> **What the exercise asks**: Skip all pictures, then copy the lines from the start of the data through the line with "XLIM = (-43.0, 67.4)", keeping both ends.
** Start Input records **
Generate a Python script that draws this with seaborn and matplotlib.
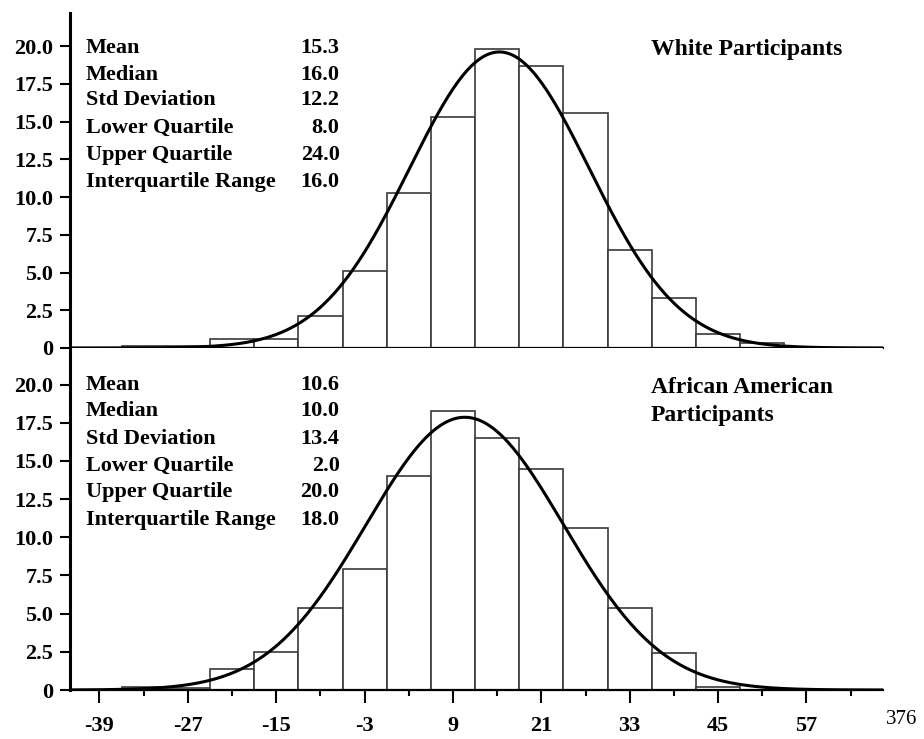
"""Histograms of scores for White and African American participants with normal fits."""

import matplotlib

matplotlib.use("Agg")

import matplotlib.pyplot as plt
import numpy as np
import seaborn as sns


# left edges of the 6-point bins
bin_lefts = [-36, -30, -24, -18, -12, -6, 0, 6, 12, 18, 24, 30, 36, 42, 48]
bin_width = 6

white_pct = [0.1, 0.1, 0.6, 0.6, 2.1, 5.1, 10.3, 15.3, 19.8, 18.7, 15.6, 6.5, 3.3, 0.9, 0.3]
black_pct = [0.2, 0.1, 1.4, 2.5, 5.4, 7.9, 14.0, 18.3, 16.5, 14.5, 10.6, 5.4, 2.4, 0.2, 0.0]

stat_names = ["Mean", "Median", "Std Deviation", "Lower Quartile", "Upper Quartile", "Interquartile Range"]
white_stats = [15.3, 16.0, 12.2, 8.0, 24.0, 16.0]
black_stats = [10.6, 10.0, 13.4, 2.0, 20.0, 18.0]

x_major = [-39, -27, -15, -3, 9, 21, 33, 45, 57]
x_minor = [-33, -21, -9, 3, 15, 27, 39, 51, 63]
y_ticks = [0, 2.5, 5.0, 7.5, 10.0, 12.5, 15.0, 17.5, 20.0]
y_labels = ["0", "2.5", "5.0", "7.5", "10.0", "12.5", "15.0", "17.5", "20.0"]

sns.set_style("ticks")
plt.rcParams["font.family"] = ["Liberation Serif", "DejaVu Serif"]
plt.rcParams["font.weight"] = "bold"
plt.rcParams["text.color"] = "black"
plt.rcParams["xtick.color"] = "black"
plt.rcParams["ytick.color"] = "black"
plt.rcParams["axes.edgecolor"] = "black"

XLIM = (-43.0, 67.4)


def draw_panel(ax, pct, stats, title_lines, ytop, text_rows):
    edges = bin_lefts + [bin_lefts[-1] + bin_width]
    centers = [b + bin_width / 2 for b in bin_lefts]
    keep = [i for i, v in enumerate(pct) if v > 0]
    sns.histplot(
        x=[centers[i] for i in keep],
        weights=[pct[i] for i in keep],
        bins=edges,
        ax=ax,
        color="white",
        edgecolor="#3a3a3a",
        linewidth=1.2,
        alpha=1,
    )

    # fitted normal curve from the reported mean and SD
    mean, sd = stats[0], stats[2]
    xs = np.linspace(XLIM[0], XLIM[1], 500)
    ys = 100 * bin_width * np.exp(-0.5 * ((xs - mean) / sd) ** 2) / (sd * np.sqrt(2 * np.pi))
    sns.lineplot(x=xs, y=ys, ax=ax, color="black", linewidth=2.2)

    ax.set_xlim(*XLIM)
    ax.set_ylim(0, ytop)
    ax.set_xlabel("")
    ax.set_ylabel("")
    ax.set_yticks(y_ticks)
    ax.set_yticklabels(y_labels, fontsize=16, fontweight="bold")
    ax.tick_params(axis="y", direction="out", length=7, width=1.5, pad=5)
    sns.despine(ax=ax)
    ax.spines["left"].set_linewidth(2.2)
    ax.spines["bottom"].set_linewidth(1.6)

    for name, value, y in zip(stat_names, stats, text_rows):
        ax.text(-40.9, y, name, fontsize=16, fontweight="bold", ha="left", va="center")
        ax.text(-6.4, y, f"{value:.1f}", fontsize=16, fontweight="bold", ha="right", va="center")

    for k, line in enumerate(title_lines):
        ax.text(35.9, 19.8 - 1.8 * k, line, fontsize=17, fontweight="bold", ha="left", va="center")


fig = plt.figure(figsize=(9.24, 7.39), dpi=100)
ax_top = fig.add_axes([0.0758, 0.5291, 0.8799, 0.4533])
ax_bot = fig.add_axes([0.0758, 0.0663, 0.8799, 0.4628])

draw_panel(ax_top, white_pct, white_stats, ["White Participants"], 22.2,
           [19.9, 18.1, 16.45, 14.6, 12.8, 11.0])
draw_panel(ax_bot, black_pct, black_stats, ["African American", "Participants"], 22.4,
           [20.0, 18.25, 16.45, 14.7, 12.95, 11.15])

ax_top.tick_params(axis="x", bottom=False, labelbottom=False)

ax_bot.set_xticks(x_major)
ax_bot.set_xticklabels([str(v) for v in x_major], fontsize=16, fontweight="bold")
ax_bot.set_xticks(x_minor, minor=True)
ax_bot.tick_params(axis="x", which="major", direction="out", length=9.5, width=1.5, pad=9)
ax_bot.tick_params(axis="x", which="minor", direction="out", length=4, width=1.5)

fig.text(0.976, 0.026, "376", fontsize=15, fontweight="normal", ha="center", va="center")

fig.savefig("out.png", dpi=100)
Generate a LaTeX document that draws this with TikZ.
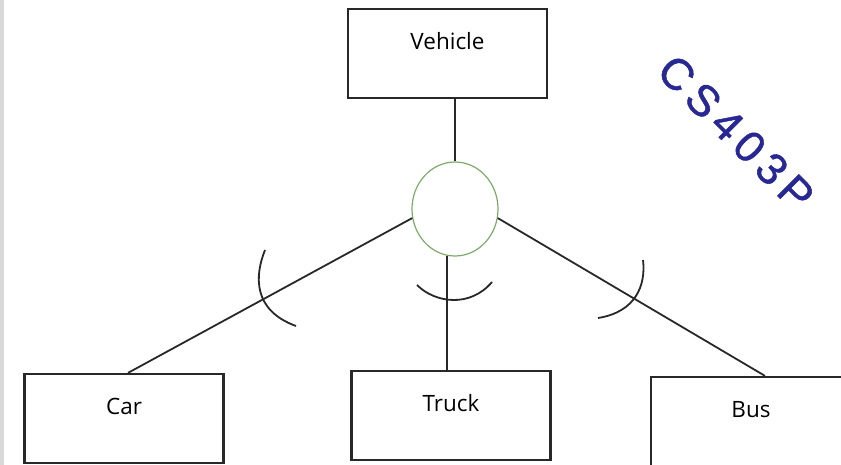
** End Input records **
> **The solution**:
Generate a Python script that draws this with seaborn and matplotlib.
"""Histograms of scores for White and African American participants with normal fits."""

import matplotlib

matplotlib.use("Agg")

import matplotlib.pyplot as plt
import numpy as np
import seaborn as sns


# left edges of the 6-point bins
bin_lefts = [-36, -30, -24, -18, -12, -6, 0, 6, 12, 18, 24, 30, 36, 42, 48]
bin_width = 6

white_pct = [0.1, 0.1, 0.6, 0.6, 2.1, 5.1, 10.3, 15.3, 19.8, 18.7, 15.6, 6.5, 3.3, 0.9, 0.3]
black_pct = [0.2, 0.1, 1.4, 2.5, 5.4, 7.9, 14.0, 18.3, 16.5, 14.5, 10.6, 5.4, 2.4, 0.2, 0.0]

stat_names = ["Mean", "Median", "Std Deviation", "Lower Quartile", "Upper Quartile", "Interquartile Range"]
white_stats = [15.3, 16.0, 12.2, 8.0, 24.0, 16.0]
black_stats = [10.6, 10.0, 13.4, 2.0, 20.0, 18.0]

x_major = [-39, -27, -15, -3, 9, 21, 33, 45, 57]
x_minor = [-33, -21, -9, 3, 15, 27, 39, 51, 63]
y_ticks = [0, 2.5, 5.0, 7.5, 10.0, 12.5, 15.0, 17.5, 20.0]
y_labels = ["0", "2.5", "5.0", "7.5", "10.0", "12.5", "15.0", "17.5", "20.0"]

sns.set_style("ticks")
plt.rcParams["font.family"] = ["Liberation Serif", "DejaVu Serif"]
plt.rcParams["font.weight"] = "bold"
plt.rcParams["text.color"] = "black"
plt.rcParams["xtick.color"] = "black"
plt.rcParams["ytick.color"] = "black"
plt.rcParams["axes.edgecolor"] = "black"

XLIM = (-43.0, 67.4)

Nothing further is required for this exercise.